Florida insurance companies have been notorious for increasing rates and filing news articles at the start of legislative sessions that support their legislative propaganda efforts. The typical scapegoats are lawyers and contractors. Somebody from the Attorney General’s office and newspaper reporters should call the lawyers for a contractor regarding a complaint1 filed and follow with an investigation about a lawsuit which states:
29. Instead of ensuring that field adjusters created honest, accurate reports to confirm that UPC’s insured received an assessment that reflected their loss, Defendants specifically instructed desk adjusters to modify the estimates created by field adjusters to decrease estimates in order to ultimately decrease the amount of money UPC pays to its insureds when claims are made under the insurance policies. In many circumstances, Defendants instructed field adjusters to modify reports to give UPC a “factual basis” to deny coverage altogether. Defendants pressured adjusters to create factual bases that were fraudulent in order to deny claims.
30. As this scheme has come to light, some field adjusters have stated under oath that UPC commanded them to add language to their reports which was inaccurate and outright false.

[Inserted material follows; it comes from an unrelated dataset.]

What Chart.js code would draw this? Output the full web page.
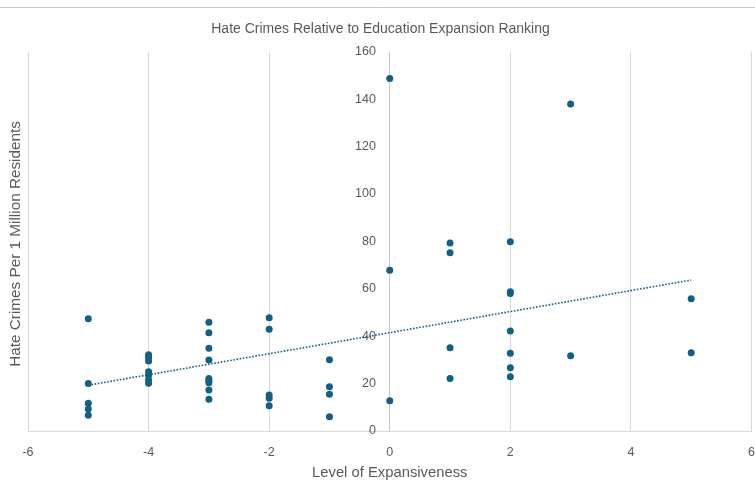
<!DOCTYPE html>
<html>
<head>
<meta charset="utf-8">
<script src="https://cdn.jsdelivr.net/npm/chart.js@4"></script>
<style>
  html, body { margin: 0; padding: 0; background: #ffffff; overflow: hidden; }
  #wrap { position: relative; width: 755px; height: 483px; }
</style>
</head>
<body>
<div id="wrap"><canvas id="c" width="755" height="483"></canvas></div>
<script>
// Level of expansiveness (x) and hate crimes per 1 million residents (y)
const expansiveness = [
  -5, -5, -5, -5, -5,
  -4, -4, -4, -4, -4, -4, -4,
  -3, -3, -3, -3, -3, -3, -3, -3, -3,
  -2, -2, -2, -2, -2,
  -1, -1, -1, -1,
   0,  0,  0,
   1,  1,  1,  1,
   2,  2,  2,  2,  2,  2,  2,
   3,  3,
   5,  5
];
const hateCrimes = [
  47.4, 20.0, 11.7, 9.3, 6.6,
  32.2, 31.0, 29.5, 25.0, 23.5, 21.5, 20.1,
  45.9, 41.5, 34.9, 30.0, 22.2, 21.2, 20.4, 17.3, 13.4,
  47.8, 42.9, 15.2, 13.8, 10.7,
  30.1, 18.7, 15.5, 6.0,
  148.7, 67.8, 12.8,
  79.3, 75.2, 35.1, 22.1,
  79.9, 58.8, 58.0, 42.2, 32.8, 26.7, 22.9,
  138.0, 31.8,
  55.8, 33.0
];
// Linear trendline (ends at x = -5 and x = 5)
const trendX = [-5, 5];
const trendY = [19.3, 63.7];

const xTicks = [-6, -4, -2, 0, 2, 4, 6];
const yTicks = [0, 20, 40, 60, 80, 100, 120, 140, 160];

const titleText = 'Hate Crimes Relative to Education Expansion Ranking';
const xTitle = 'Level of Expansiveness';
const yTitle = 'Hate Crimes Per 1 Million Residents';

const points = expansiveness.map((x, i) => ({ x: x, y: hateCrimes[i] }));
const trend = trendX.map((x, i) => ({ x: x, y: trendY[i] }));

const TEXT = '#595959';
const GRID = '#d9d9d9';
const AXIS = '#c4c4c4';
const MARK = '#156082';
const FONT = "'Liberation Sans', Arial, sans-serif";

const extras = {
  id: 'extras',
  afterDraw(chart) {
    const ctx = chart.ctx;
    const a = chart.chartArea;
    ctx.save();
    // thin frame line along the top
    ctx.strokeStyle = '#c8c8c8';
    ctx.lineWidth = 1;
    ctx.beginPath();
    ctx.moveTo(0, 7.5);
    ctx.lineTo(chart.width, 7.5);
    ctx.stroke();
    // vertical axis title at the far left
    ctx.fillStyle = TEXT;
    ctx.font = '15.3px ' + FONT;
    ctx.textAlign = 'center';
    ctx.textBaseline = 'middle';
    ctx.translate(16, (a.top + a.bottom) / 2 + 2.5);
    ctx.rotate(-Math.PI / 2);
    ctx.fillText(yTitle, 0, 0);
    ctx.restore();
  }
};

new Chart(document.getElementById('c'), {
  type: 'scatter',
  data: {
    datasets: [
      {
        label: 'Hate crimes',
        data: points,
        backgroundColor: MARK,
        borderColor: MARK,
        pointRadius: 3.5,
        pointHoverRadius: 3.5,
        borderWidth: 0,
        order: 1
      },
      {
        type: 'line',
        label: 'Linear trend',
        data: trend,
        borderColor: MARK,
        borderWidth: 1.6,
        borderDash: [1.6, 1.6],
        pointRadius: 0,
        fill: false,
        order: 2
      }
    ]
  },
  options: {
    responsive: false,
    animation: false,
    events: [],
    layout: { padding: { left: 8, right: 2, top: 0, bottom: 0 } },
    plugins: {
      legend: { display: false },
      tooltip: { enabled: false },
      title: {
        display: true,
        text: titleText,
        color: TEXT,
        font: { family: FONT, size: 14, weight: 'normal' },
        padding: { top: 21, bottom: 14 }
      }
    },
    scales: {
      x: {
        type: 'linear',
        min: xTicks[0],
        max: xTicks[xTicks.length - 1],
        afterBuildTicks: s => { s.ticks = xTicks.map(v => ({ value: v })); },
        afterFit: s => { s.paddingRight = 0; s.paddingLeft = 28; s.height = 52; },
        grid: {
          color: c => (c.tick && c.tick.value === 0 ? AXIS : GRID),
          lineWidth: 1,
          drawTicks: false
        },
        border: { display: true, color: GRID, width: 1 },
        ticks: { color: TEXT, font: { family: FONT, size: 12.5 }, padding: 14 },
        title: {
          display: true,
          text: xTitle,
          color: TEXT,
          font: { family: FONT, size: 14.8 },
          padding: { top: 4, bottom: 1 }
        }
      },
      y: {
        type: 'linear',
        position: { x: -0.23 },
        min: yTicks[0],
        max: yTicks[yTicks.length - 1],
        afterBuildTicks: s => { s.ticks = yTicks.map(v => ({ value: v })); },
        grid: { display: false, drawTicks: false },
        border: { display: false },
        ticks: { color: TEXT, font: { family: FONT, size: 12.5 }, padding: 0 }
      }
    }
  },
  plugins: [extras]
});
</script>
</body>
</html>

Allegations of a lawsuit are just allegations and not the truth. But, after reading the following, I feel many people should follow up with what is going on and why this type of behavior is tolerated:
Rod Buvens, a field adjuster acting on behalf of UPC through PLS following Irma, testified that UPC’s desk adjuster instructed him to add language into his report “[t]hat no wind damages were observed upon inspection” at the property at issue, despite this language being categorically false based upon Mr. Buvens’ own inspection of a property.
Relating to homes damaged by Irma, Mr. Buvens advised UPC’s desk adjuster, Josh DeMint, numerous times that the statement “no wind damages were observed upon inspection” was incorrect multiple times; yet, Mr. Buvens was still required to include the categorically false statement in his report at the demand and instruction of UPC.
Mr. Buvens testified that UPC demands its field adjusters remove items from an estimate, which ultimately results in UPC owing less to its insureds. 34. For example, Mr. Buvens testified that he was specifically instructed to remove portions of his estimate, which would have amounted to an additional $1,376.30 that UPC would have owed pursuant to the insurance policy. Moreover, if Mr. Buvens’ report and estimate were not wrongfully modified by UPC, the insured in this specific instance would have obtained a full roof replacement, which would have cost UPC thousands of dollars more pursuant to the insurance policy.
I strongly urge all policyholders with UPC claims to make reference to this alleged conduct and get this evidence.
How about policyholders who did not climb on their roofs after Hurricane Irma and later reported leaking roof problems with UPC? How were they treated? Look at this secret text:
When the truth comes out, can anybody really trust Florida’s insurance company claims executives and their lobbyists about what they do to pad their profits and not pay claims?
I am on the Board of the American Policyholders Association. One of its missions is to recognize insurance fraud:
The APA recognizes that at the time of loss, property owners rely upon the insurance companies and their agents to measure the loss to a property and determine what the insurance company is obligated to pay in benefits. The property owner and insurer have adverse interests in the determination of an insurance company’s liability. The APA studies the conflict of interest present in the adjustment process and monitors the systematic methods used by the insurance industry to determine policy benefits. The APA recognizes that insurance fraud occurs far too often by those obligated to pay for the loss.
I trust that its APA investigators will be calling me about this case. This is what happened in Superstorm Sandy, where insurance company retained expert reports were changed because of pressure to help the insurance company pay less than what was owed.
One thing is certain—either this lawsuit, which is backed up with sworn testimony, is wrong, or a major Florida insurance company is engaged in fraudulent conduct. Based upon allegations in sworn testimony, it would seem that Ashley Moody, in her capacity as Florida’s Attorney General, should look into these allegations to see if they have merit.
Another question is whether Florida’s insurance commissioner will do anything about this once it is brought to his attention. He seems to be on the side of the insurance companies with most issues. Will he look the other way?
Thought For The Day
Whoever is detected in a shameful fraud is ever after not believed even if they speak the truth.
1 SFR Services v. United Prop. & Cas. Ins. Co., No. 8:22-cv-00109 [Complaint] (M.D. Fla.).